Did you know that the Japanese have a space ship orbiting the Moon right now? Known variously as SELENE or Kaguya, it is, as we speak, floating around the Moon, taking gorgeous high definition video. So much of our mental imagery of the lunar landscape is based on Apollo video from the early 1970s, grainy snowy pictures from another world. But video technology, happily, has gotten much much better in the intervening 25 years. And we all get to profit from Japan’s exploration.

This particular video is only YouTube quality, but it’s still mesmerizing. A tiny blue and white Earth rises over the lunar horizon at about a minute and a half into it. You may be impatient to get to the “good part”, but I beg you to press play and let it go at its own speed. There’s no soundtrack, there’s no artificial speed-up. It’s just what you would see out your window, silent as death, endlessly rolling. When our little home comes quietly calling, it is lovely to behold.

Stick around for the whole show, because at around six minutes, you see the Earth (larger this time) sink into the darkness astern your moonship.

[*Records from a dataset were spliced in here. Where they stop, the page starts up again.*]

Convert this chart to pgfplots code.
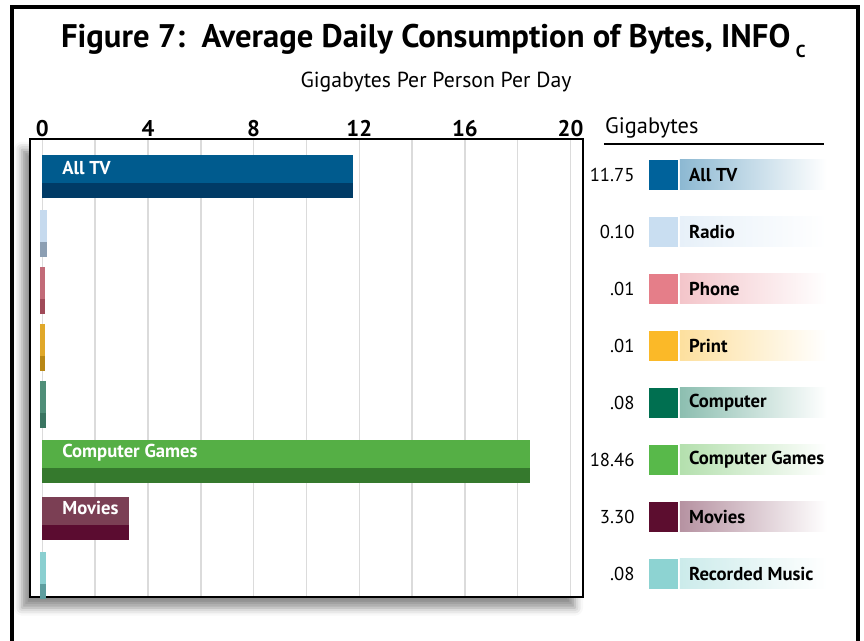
\documentclass[border=0pt]{standalone}
\usepackage{pgfplots}
\pgfplotsset{compat=1.18}
\usepackage{fontspec}
\setmainfont{PT Sans}
\usetikzlibrary{shadows.blur}

% bar faces (top / front) and legend swatches
\definecolor{tvtop}{HTML}{005B8E}\definecolor{tvfront}{HTML}{003B66}\definecolor{tvsw}{HTML}{00629B}
\definecolor{radtop}{HTML}{C6DAEE}\definecolor{radfront}{HTML}{8C9FB3}\definecolor{radsw}{HTML}{C9DEF1}
\definecolor{phtop}{HTML}{C26B78}\definecolor{phfront}{HTML}{A04A58}\definecolor{phsw}{HTML}{E57E89}
\definecolor{prtop}{HTML}{E0A82A}\definecolor{prfront}{HTML}{B88715}\definecolor{prsw}{HTML}{FBB928}
\definecolor{cotop}{HTML}{4F8E78}\definecolor{cofront}{HTML}{3A7561}\definecolor{cosw}{HTML}{006F50}
\definecolor{cgtop}{HTML}{55AF45}\definecolor{cgfront}{HTML}{35792D}\definecolor{cgsw}{HTML}{58B94A}
\definecolor{mvtop}{HTML}{7B3F54}\definecolor{mvfront}{HTML}{5B0C30}\definecolor{mvsw}{HTML}{5C0D2F}
\definecolor{rmtop}{HTML}{8ACFD0}\definecolor{rmfront}{HTML}{5E9E9F}\definecolor{rmsw}{HTML}{8DD3D2}

\newcommand\legfont{\fontsize{14}{16}\selectfont}

\pgfplotsset{
  topface/.style={xbar, bar width=0.49, bar shift=0pt, fill=#1, draw=none},
  frontface/.style={xbar, bar width=0.26, bar shift=0pt, fill=#1, draw=none},
  thin/.style={draw=#1, line width=3pt},
}

% row, value text, name, swatch
\newcommand\legrow[4]{%
  \node[anchor=east, font=\legfont, inner sep=0pt] at (axis cs:22.43,#1) {#2};
  \fill[#4] ([yshift=-11.25pt]axis cs:22.96,#1) rectangle ([yshift=11.25pt]axis cs:24.06,#1);
  \shade[left color=#4!45!white, right color=white] ([yshift=-11.25pt]axis cs:24.14,#1) rectangle ([yshift=11.25pt]axis cs:29.7,#1);
  \node[anchor=west, font=\legfont\bfseries, inner sep=0pt] at (axis cs:24.48,#1) {#3};
}

\begin{document}
\begin{tikzpicture}
\useasboundingbox (0,0) rectangle (648pt,480.75pt);
\draw[line width=3pt] (9pt,0) -- (9pt,475.5pt) -- (643.5pt,475.5pt) -- (643.5pt,0);
\node[anchor=base, font=\bfseries\fontsize{24.5}{28}\selectfont, inner sep=0pt] at (325pt,444.75pt)
  {Figure 7:\ \ Average Daily Consumption of Bytes, INFO\,\raisebox{-7pt}{\fontsize{13}{14}\selectfont C}};
\node[anchor=base, font=\fontsize{16.3}{18}\selectfont, inner sep=0pt] at (327pt,414.75pt) {Gigabytes Per Person Per Day};

\begin{axis}[at={(22.5pt,33pt)}, anchor=south west, scale only axis,
  width=414.75pt, height=343.5pt,
  xmin=-0.466, xmax=20.47, ymin=0.374, ymax=8.409, y dir=reverse,
  xtick={0,4,8,12,16,20}, xticklabels={0,4,8,12,16,20},
  minor xtick={2,6,10,14,18}, ytick=\empty,
  xticklabel pos=upper,
  xticklabel style={font=\bfseries\fontsize{17}{18}\selectfont, yshift=-2pt},
  tick style={draw=none},
  grid=both, major grid style={draw=black!14, line width=1.1pt},
  minor grid style={draw=black!14, line width=1.1pt},
  axis line style={line width=1.9pt},
  axis background/.style={fill=white, blur shadow={shadow xshift=-6pt, shadow yshift=-8pt, shadow blur radius=6pt, shadow opacity=45}},
  clip=false]

% All TV
\addplot[frontface=tvfront] coordinates {(11.75,1.28)};
\addplot[topface=tvtop] coordinates {(11.75,0.905)};
% Radio
\addplot[frontface=radfront, thin=radfront] coordinates {(0.10,2.28)};
\addplot[topface=radtop, thin=radtop] coordinates {(0.10,1.905)};
% Phone
\addplot[frontface=phfront, thin=phfront] coordinates {(0.01,3.28)};
\addplot[topface=phtop, thin=phtop] coordinates {(0.01,2.905)};
% Print
\addplot[frontface=prfront, thin=prfront] coordinates {(0.01,4.28)};
\addplot[topface=prtop, thin=prtop] coordinates {(0.01,3.905)};
% Computer
\addplot[frontface=cofront, thin=cofront] coordinates {(0.08,5.28)};
\addplot[topface=cotop, thin=cotop] coordinates {(0.08,4.905)};
% Computer Games
\addplot[frontface=cgfront] coordinates {(18.46,6.28)};
\addplot[topface=cgtop] coordinates {(18.46,5.905)};
% Movies
\addplot[frontface=mvfront] coordinates {(3.30,7.28)};
\addplot[topface=mvtop] coordinates {(3.30,6.905)};
% Recorded Music
\addplot[frontface=rmfront, thin=rmfront] coordinates {(0.08,8.28)};
\addplot[topface=rmtop, thin=rmtop] coordinates {(0.08,7.905)};

\node[anchor=west, text=white, font=\legfont\bfseries, inner sep=0pt] at (axis cs:0.75,0.88) {All TV};
\node[anchor=west, text=white, font=\legfont\bfseries, inner sep=0pt] at (axis cs:0.75,5.88) {Computer Games};
\node[anchor=west, text=white, font=\legfont\bfseries, inner sep=0pt] at (axis cs:0.75,6.84) {Movies};

\node[anchor=base west, font=\fontsize{16.8}{18}\selectfont, inner sep=0pt] at (axis cs:21.3,0.286) {Gigabytes};
\draw[line width=1.5pt] (axis cs:21.26,0.462) -- (axis cs:29.59,0.462);

\legrow{1}{11.75}{All TV}{tvsw}
\legrow{2}{0.10}{Radio}{radsw}
\legrow{3}{.01}{Phone}{phsw}
\legrow{4}{.01}{Print}{prsw}
\legrow{5}{.08}{Computer}{cosw}
\legrow{6}{18.46}{Computer Games}{cgsw}
\legrow{7}{3.30}{Movies}{mvsw}
\legrow{8}{.08}{Recorded Music}{rmsw}
\end{axis}
\end{tikzpicture}
\end{document}
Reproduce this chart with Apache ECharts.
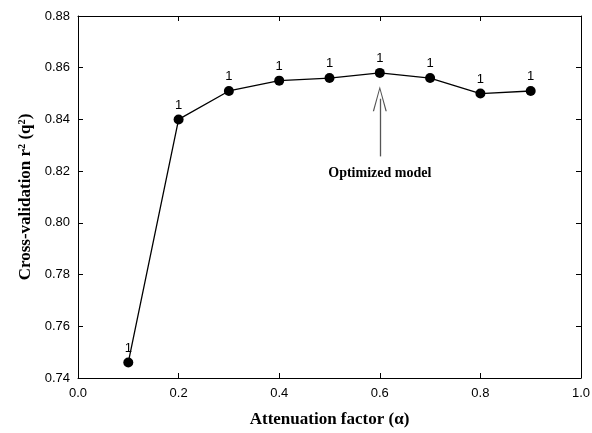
<!DOCTYPE html>
<html>
<head>
<meta charset="utf-8">
<script src="https://cdn.jsdelivr.net/npm/echarts@6/dist/echarts.min.js"></script>
<style>
html, body { margin: 0; padding: 0; background: #fff; }
#chart { width: 592px; height: 433px; }
</style>
</head>
<body>
<div id="chart"></div>
<script>
// attenuation factor vs cross-validation q2
var alphas = [0.1, 0.2, 0.3, 0.4, 0.5, 0.6, 0.7, 0.8, 0.9];
var q2 = [0.746, 0.840, 0.851, 0.855, 0.856, 0.858, 0.856, 0.850, 0.851];
var pointLabels = ['1', '1', '1', '1', '1', '1', '1', '1', '1'];
// arrow annotation for optimized model: [alpha, from q2, to q2]
var arrowAt = [0.6, 0.8257, 0.848];
var arrowText = 'Optimized model';

var seriesData = alphas.map(function (a, i) {
    return { value: [a, q2[i]], label: { formatter: pointLabels[i] } };
});

var sans = '"Liberation Sans", Arial, sans-serif';
var serif = '"Liberation Serif", "Times New Roman", serif';

function frameAxis(pos, extra) {
    var ax = {
        type: 'value',
        position: pos,
        axisLine: { show: true, onZero: false, lineStyle: { color: '#000', width: 1 } },
        axisTick: { show: true, inside: true, length: 5, lineStyle: { color: '#000' } },
        axisLabel: { show: false },
        splitLine: { show: false }
    };
    for (var k in extra) ax[k] = extra[k];
    return ax;
}

var chart = echarts.init(document.getElementById('chart'));
chart.setOption({
    animation: false,
    grid: { left: 78, right: 11, top: 16, bottom: 55, containLabel: false, outerBoundsMode: 'none' },
    xAxis: [
        frameAxis('bottom', {
            min: 0, max: 1, interval: 0.2,
            axisLabel: {
                show: true, color: '#000', fontSize: 13, fontFamily: sans, margin: 9,
                formatter: function (v) { return v.toFixed(1); }
            },
            name: 'Attenuation factor (\u03b1)',
            nameLocation: 'middle',
            nameGap: 33,
            nameTextStyle: { color: '#000', fontSize: 17, fontWeight: 'bold', fontFamily: serif }
        }),
        frameAxis('top', { min: 0, max: 1, interval: 0.2 })
    ],
    yAxis: [
        frameAxis('left', {
            min: 0.74, max: 0.88, interval: 0.02,
            axisLabel: {
                show: true, color: '#000', fontSize: 13, fontFamily: sans, margin: 8,
                formatter: function (v) { return v.toFixed(2); }
            },
            name: 'Cross-validation r\u00b2 (q\u00b2)',
            nameLocation: 'middle',
            nameGap: 43,
            nameTextStyle: { color: '#000', fontSize: 17, fontWeight: 'bold', fontFamily: serif }
        }),
        frameAxis('right', { min: 0.74, max: 0.88, interval: 0.02 })
    ],
    series: [{
        type: 'line',
        data: seriesData,
        symbol: 'circle',
        symbolSize: 10,
        itemStyle: { color: '#000' },
        lineStyle: { color: '#000', width: 1.3 },
        label: {
            show: true, position: 'top', distance: 3,
            color: '#000', fontSize: 13, fontFamily: sans
        },
        markLine: {
            silent: true,
            symbol: ['none', 'path://M5,0 L0,22 L0.9,22 L5,3 L9.1,22 L10,22 Z'],
            symbolSize: [14, 25],
            lineStyle: { color: '#555', width: 1.3, type: 'solid' },
            label: {
                show: true, position: 'start', distance: 10,
                formatter: arrowText,
                color: '#000', fontSize: 14, fontWeight: 'bold', fontFamily: serif
            },
            data: [[
                { coord: [arrowAt[0], arrowAt[1]] },
                { coord: [arrowAt[0], arrowAt[2]] }
            ]]
        }
    }]
});
</script>
</body>
</html>
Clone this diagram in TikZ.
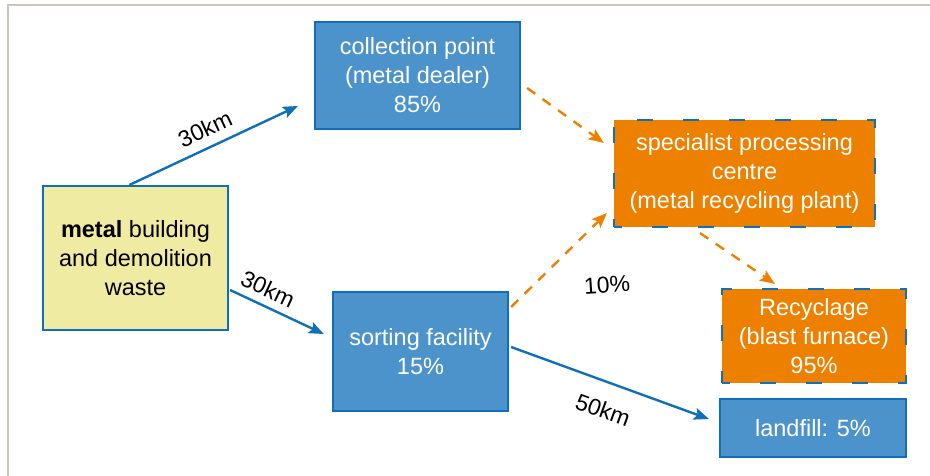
\documentclass[tikz,border=0pt]{standalone}
\usepackage{fontspec}
\setmainfont{Liberation Sans}
\usetikzlibrary{arrows.meta}
\definecolor{boxblue}{HTML}{4C93CC}
\definecolor{edgeblue}{HTML}{0F6FB8}
\definecolor{procorange}{HTML}{EE8000}
\definecolor{wasteyellow}{HTML}{F0EBA2}
\definecolor{framegrey}{HTML}{C9C5BD}
\tikzset{
  x=1pt, y=-1pt,
  txt/.style={font=\fontsize{23.5}{29}\selectfont, align=center, inner sep=0pt},
  bluebox/.style={txt, rectangle, fill=boxblue, draw=edgeblue, line width=2.2pt, text=white},
  orangebox/.style={txt, rectangle, fill=procorange, draw=edgeblue, line width=2.2pt, text=white,
    dash pattern=on 16pt off 30pt, dash phase=8pt},
  wastebox/.style={txt, rectangle, fill=wasteyellow, draw=edgeblue, line width=2.2pt, text=black},
  flow/.style={draw=edgeblue, line width=2.4pt, -{Stealth[length=15pt,width=12pt,inset=3pt]}},
  recycleflow/.style={draw=procorange, line width=2.4pt, dash pattern=on 10pt off 9pt,
    -{Stealth[length=15pt,width=12pt,inset=3pt]}},
  dist/.style={font=\fontsize{23}{26}\selectfont, inner sep=0pt, text=black}
}
\begin{document}
\begin{tikzpicture}
\useasboundingbox (0,0) rectangle (930,476);
% page frame
\draw[framegrey, line width=2pt] (930,5) -- (8,5) -- (8,476);

% boxes
\node[bluebox, minimum width=205pt, minimum height=107pt] (coll) at (417.5,75.5)
  {collection point\\(metal dealer)\\85\%};
\node[orangebox, minimum width=261pt, minimum height=107pt] (spec) at (744.5,173.5)
  {specialist processing\\centre\\(metal recycling plant)};
\node[wastebox, minimum width=185pt, minimum height=144pt] (waste) at (135.5,258)
  {\textbf{metal} building\\and demolition\\waste};
\node[bluebox, minimum width=175pt, minimum height=119pt] (sort) at (420.5,351.5)
  {sorting facility\\15\%};
\node[orangebox, minimum width=184pt, minimum height=94pt] (recy) at (814,336)
  {Recyclage\\(blast furnace)\\95\%};
\node[bluebox, minimum width=186pt, minimum height=58pt] (land) at (813,428)
  {landfill: 5\%};

% transport routes
\draw[flow] ([shift={(-6,0)}]waste.north) -- ([shift={(-16,30.5)}]coll.west);
\draw[flow] ([shift={(1,32)}]waste.east) -- ([shift={(-8,-17.5)}]sort.west);
\draw[flow] ([shift={(2,-4.5)}]sort.east) -- ([shift={(-10,-9)}]land.west);
% recycling routes
\draw[recycleflow] ([shift={(6,12.5)}]coll.east) -- ([shift={(-9,-30.5)}]spec.west);
\draw[recycleflow] ([shift={(2,-44.5)}]sort.east) -- ([shift={(-6,39.5)}]spec.west);
\draw[recycleflow] ([shift={(-44.5,5)}]spec.south) -- ([shift={(-39,-4)}]recy.north);

% route labels
\node[dist, rotate=25] (d1) at (205,129) {30km};
\node[dist, rotate=-25] (d2) at (268,289) {30km};
\node[dist, rotate=4] (d3) at (607,285) {10\%};
\node[dist, rotate=-20] (d4) at (603,410) {50km};
\end{tikzpicture}
\end{document}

When you’ve tired of Earth and Moon, follow this APOD link to look at the video of a massive solar flare. It makes our pale planet seem all the more fragile. I look at these astronomical videos and I have to keep telling myself: these are real. There are no special effects involved. No special effects beyond, you know, flinging delicate camera equipment into the frozen nameless void and whispering the pictures back to our breakfast tables. I guess that’s special.